OUTPUT allows you to return information related to rows affected by DML. The format is similar to a SELECT statement. You use the INSERTED and DELETED keywords to specify which information you are after. This is a good technique to use when an IDENTITY column value is being inserted into a table and you want to know what value got created.

Identify Columns

The IDENTITY is a potential property for at most 1 column in a table. It will cause keys to be automatically produced for new rows added to the table. The values used are of type NUMERIC with scale 0 (i.e. whole number values without decimal). Unlike sequences, the IDENTITY will not cycle. By default, IDENTITY values start at 1 and increment by 1 for each new row.
You cannot update an IDENTITY column value. Any IDENTITY data type column will normally automatically get a value generated when a row is inserted into the table. But if you turn on the SET IDENTITY INSERT ON option, you can override the value placed into the IDENTITY column with a value of your choosing.
The SCOPE_IDENTITY() function will return the last identity value produced in your session and scope. And @@IDENTITY gives you the last identity value for your entire session. In case of situations such as a ROLLBACK, there can be gets in the values of the IDENTITY columns.

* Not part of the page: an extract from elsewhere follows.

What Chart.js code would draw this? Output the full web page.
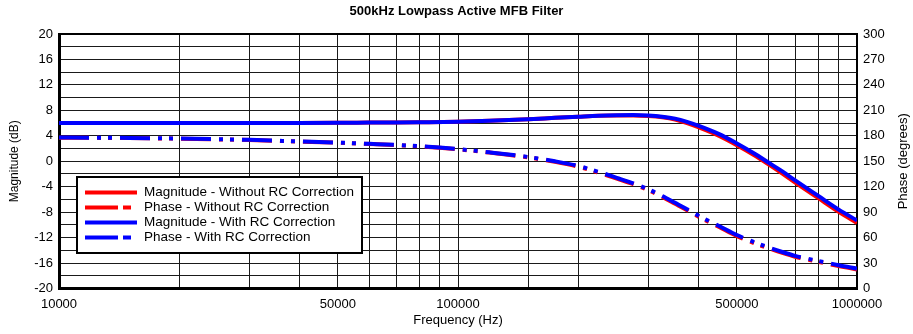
<!DOCTYPE html>
<html>
<head>
<meta charset="utf-8">
<script src="https://cdn.jsdelivr.net/npm/chart.js@4.4.1/dist/chart.umd.min.js"></script>
<style>
  body { margin: 0; background: #fff; }
  #wrap { width: 913px; height: 334px; position: relative; }
</style>
</head>
<body>
<div id="wrap"><canvas id="mainChart"></canvas></div>
<script>
// Frequency points (Hz)
const freqs = [10000, 12000, 15000, 20000, 25000, 30000, 40000, 50000, 60000, 70000, 80000,
    100000, 120000, 150000, 175000, 200000, 225000, 250000, 275000, 300000, 325000, 350000,
    375000, 400000, 450000, 500000, 550000, 600000, 650000, 700000, 800000, 900000, 1000000];

// Magnitude (dB)
const magWithout = [6.0, 6.0, 6.0, 6.0, 6.0, 6.02, 6.03, 6.05, 6.08, 6.1, 6.13,
    6.2, 6.35, 6.6, 6.82, 7.0, 7.15, 7.2, 7.2, 7.1, 6.9, 6.55,
    6.0, 5.35, 4.0, 2.5, 1.0, -0.5, -1.95, -3.35, -5.8, -7.95, -9.7];
const magWith = [6.0, 6.0, 6.0, 6.0, 6.0, 6.02, 6.03, 6.05, 6.08, 6.1, 6.13,
    6.2, 6.35, 6.6, 6.82, 7.0, 7.15, 7.22, 7.25, 7.18, 7.0, 6.7,
    6.2, 5.6, 4.3, 2.8, 1.3, -0.2, -1.6, -3.0, -5.45, -7.6, -9.3];

// Phase (degrees)
const phaseWithout = [177.8, 177.6, 177.3, 176.6, 175.8, 175.0, 173.2, 171.8, 170.3, 169.0, 167.6,
    164.0, 160.2, 154.5, 149.3, 143.6, 136.5, 129.4, 122.9, 115.8, 107.8, 99.8,
    92.3, 84.8, 72.8, 61.8, 53.8, 47.4, 41.9, 37.4, 31.4, 26.4, 22.4];
const phaseWith = [178.0, 177.8, 177.5, 176.8, 176.0, 175.2, 173.4, 172.0, 170.5, 169.2, 167.8,
    164.3, 160.5, 155.0, 150.0, 144.5, 137.5, 130.5, 124.0, 117.0, 109.0, 101.0,
    93.5, 86.0, 74.0, 63.0, 55.0, 48.5, 43.0, 38.5, 32.5, 27.5, 23.5];

const xLabels = [10000, 50000, 100000, 500000, 1000000];
const seriesNames = ['Magnitude - Without RC Correction', 'Phase - Without RC Correction',
    'Magnitude - With RC Correction', 'Phase - With RC Correction'];

const pts = (ys) => freqs.map((f, i) => ({ x: f, y: ys[i] }));
const dashDotDot = [30, 8, 4, 7, 4, 8];
const FONT = "'Liberation Sans', Arial, sans-serif";

// Legend box drawn inside the plot, plus the right axis title and top frame line
const extras = {
    id: 'extras',
    beforeDatasetsDraw(chart) {
        const { ctx, chartArea: a } = chart;
        ctx.save();
        ctx.strokeStyle = '#000';
        ctx.lineWidth = 2;
        ctx.beginPath();
        ctx.moveTo(a.left, a.top);
        ctx.lineTo(a.right, a.top);
        ctx.lineTo(a.right, a.bottom);
        ctx.stroke();
        ctx.restore();
    },
    afterDraw(chart) {
        const { ctx, chartArea: a } = chart;
        ctx.save();
        // legend
        const lx = a.left + 18, ly = 177, lw = 285, lh = 76;
        ctx.fillStyle = '#fff';
        ctx.fillRect(lx, ly, lw, lh);
        ctx.strokeStyle = '#000';
        ctx.lineWidth = 2;
        ctx.strokeRect(lx, ly, lw, lh);
        const colors = ['#ff0000', '#ff0000', '#0000ff', '#0000ff'];
        ctx.font = '13.5px ' + FONT;
        ctx.textBaseline = 'middle';
        seriesNames.forEach((name, i) => {
            const y = ly + 15.5 + i * 15;
            ctx.strokeStyle = colors[i];
            ctx.lineWidth = 4;
            ctx.lineCap = 'butt';
            ctx.setLineDash(i % 2 ? [33, 5, 8, 100] : []);
            ctx.beginPath();
            ctx.moveTo(lx + 8, y);
            ctx.lineTo(lx + 60, y);
            ctx.stroke();
            ctx.setLineDash([]);
            ctx.fillStyle = '#000';
            ctx.fillText(name, lx + 67, y);
        });
        // right axis title
        ctx.translate(903, (a.top + a.bottom) / 2);
        ctx.rotate(-Math.PI / 2);
        ctx.textAlign = 'center';
        ctx.font = '13px ' + FONT;
        ctx.fillStyle = '#000';
        ctx.fillText('Phase (degrees)', 0, 0);
        ctx.restore();
    }
};

const ctx = document.getElementById('mainChart').getContext('2d');
const myChart = new Chart(ctx, {
    type: 'line',
    data: {
        datasets: [
            { label: seriesNames[0], data: pts(magWithout), yAxisID: 'y', borderColor: '#ff0000', borderWidth: 4, order: 2 },
            { label: seriesNames[1], data: pts(phaseWithout), yAxisID: 'y1', borderColor: '#ff0000', borderWidth: 4, borderDash: dashDotDot, order: 2 },
            { label: seriesNames[2], data: pts(magWith), yAxisID: 'y', borderColor: '#0000ff', borderWidth: 4, order: 1 },
            { label: seriesNames[3], data: pts(phaseWith), yAxisID: 'y1', borderColor: '#0000ff', borderWidth: 4, borderDash: dashDotDot, order: 1 }
        ]
    },
    options: {
        responsive: true,
        maintainAspectRatio: false,
        animation: false,
        layout: { padding: 0 },
        elements: {
            point: { radius: 0 },
            line: { cubicInterpolationMode: 'monotone', borderCapStyle: 'butt', fill: false }
        },
        plugins: {
            legend: { display: false },
            tooltip: { enabled: false },
            title: {
                display: true,
                text: '500kHz Lowpass Active MFB Filter',
                color: '#000',
                font: { family: FONT, size: 13, weight: 'bold' },
                padding: { top: 4, bottom: 14.4 }
            }
        },
        scales: {
            x: {
                type: 'logarithmic',
                min: 10000,
                max: 1000000,
                afterFit: (s) => { s.height = 45.5; },
                grid: { color: '#1a1a1a', lineWidth: 1, drawTicks: false },
                border: { color: '#000', width: 3 },
                ticks: {
                    autoSkip: false, maxRotation: 0, minRotation: 0, padding: 8,
                    color: '#000', font: { family: FONT, size: 13 },
                    callback: (v) => xLabels.includes(v) ? String(v) : ''
                },
                title: { display: true, text: 'Frequency (Hz)', color: '#000', font: { family: FONT, size: 13 }, padding: { top: 0, bottom: 6 } }
            },
            y: {
                position: 'left',
                min: -20,
                max: 20,
                afterFit: (s) => { s.width = 59; },
                grid: { color: '#1a1a1a', lineWidth: 1, drawTicks: false },
                border: { color: '#000', width: 3 },
                ticks: {
                    autoSkip: false, stepSize: 2, padding: 6, color: '#000', font: { family: FONT, size: 13 },
                    callback: (v) => v % 4 === 0 ? v : ''
                },
                title: { display: true, text: 'Magnitude (dB)', color: '#000', font: { family: FONT, size: 12 }, padding: { top: 7, bottom: 0 } }
            },
            y1: {
                position: 'right',
                min: 0,
                max: 300,
                afterFit: (s) => { s.width = 56; },
                grid: { display: false, drawTicks: false },
                border: { color: '#000', width: 2 },
                ticks: { autoSkip: false, stepSize: 30, padding: 6, color: '#000', font: { family: FONT, size: 13 } }
            }
        }
    },
    plugins: [extras]
});
</script>
</body>
</html>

Data Manipulation Language

When you issue an INSERT command, it is best to explicitly specify the column names of the table you are inserting into. However, if you omit those target column names, you must ensure that the order of values that you are inserting matches the order that the columns were presented when the table was defined.
There is a way to create a table based on the result of a SQL query. That is done with the SELECT INTO statement. This will copy IDENTITY values from the source table. However it does not copy any of the following properties of the source table:
·         Indexes
·         Triggers
·         Permissions
·         Constraints
The simple UPDATE statement is normally dealing with a single that that gets some changes. However, you can perform on update on a JOIN of multiple tables. The only caveat is that only one of those tables can be affected with changes. You can also use a CTE in your update statement if it makes your life easier.
TRUNCATE is an operation that is related to DELETE. There are some differences though. It is much faster than a DELETE. It resets the IDENTITY column if there is one. The TRUNCATE will not work if there are any foreign keys present in the data of the table you are truncating. The TRUNCATE affects all rows of the table. You cannot TRUNCATE just a portion of a table like DELETE can.

Views and Synonyms

One of the limitations of database views is that you cannot pass any parameters to the view. So you cannot dynamically control the rows in the view. You could do some filtering in the SELECT statement that queries the view. However you could also employ an inline table valued function. This is a function that returns a row set. It can accept parameters that affect the results returned. While it can accept parameters, the function itself does not have local variables.
Jumping to another topic, database synonyms are objects that reference other objects. You generate a synonym with SQL like this:
            CREATE SYNONYM dbo.my_syn FOR my_table;
The object that you reference does not need to exist yet when you create the synonym. It will get resolved when the synonym is accessed. The object that you reference can be a table, view, function or procedure. However a synonym cannot be created to refer to another synonym.